Voices from the Archive: Melinda Beasi on the Bechdel Test and Nana

Erica Friedman did a post way back when on the Bechdel test. It prompted a fun comment thread, including a lengthy discussion by Melinda Beasi, which is reproduced below.

I’m glad you brought this topic back here after the conversation on Twitter. I think, in retrospect, why I reacted negatively to Mo’s personal taste being included as a criteria for the test, is that suddenly a test that I personally looked to as a guide for helping me find works I might enjoy (lists of manga, books, movies, etc. that fulfilled the letter of the test were popular when I was a regular on LJ) had essentially shut me out. Because while I always prefer stories containing strong female friendships and a significant female presence–the kind likely to emerge from following the letter of the test–by adding in Mo’s taste, nearly all the work I liked best was eliminated or at least deeply in question. So where was my list now? If the women I most identified with and most enjoyed reading about suddenly weren’t interesting enough for Mo, I felt thrown out along with them. It was as though after all the youthful years I spent being viewed by my peers as “not feminine enough” to be an acceptable girl were being followed up on with years in which I would be viewed as too girly to be an interesting woman.
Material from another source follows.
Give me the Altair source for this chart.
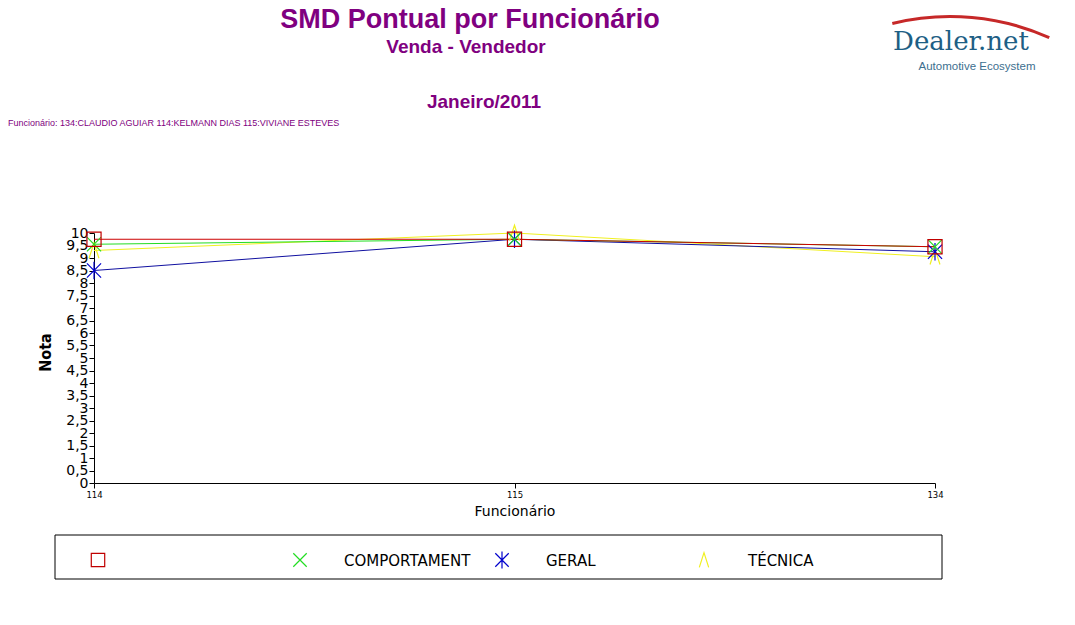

Obviously, that’s an extreme (and inappropriate) reaction. Why should I care what Mo thinks of my books? I know why I like them and, whether she would read them or not, I gain strength and insight from the women within their pages. And it may be that I was simply mistaken to interpret the test as a guide for finding stories about women that might interest women. Perhaps it really is just intended to identify stories of interest just to women like Mo. So maybe what I’m really looking for is a different list. I, too, am interested in books where female characters are engaged with each other on issues other than the men in their lives. I think, though, that because the reality of my life differs so much from Mo’s, I’m looking for something a little different in my fiction.

I actually don’t think you’re wrong at all when you suggest that women are still socialized to be needy and that our fantasies are influenced by the expectations set up for us. This is our reality. This is my reality. So when I’m looking for characters I can identify with in manga, I’m going to find that in women who struggle with exactly those things.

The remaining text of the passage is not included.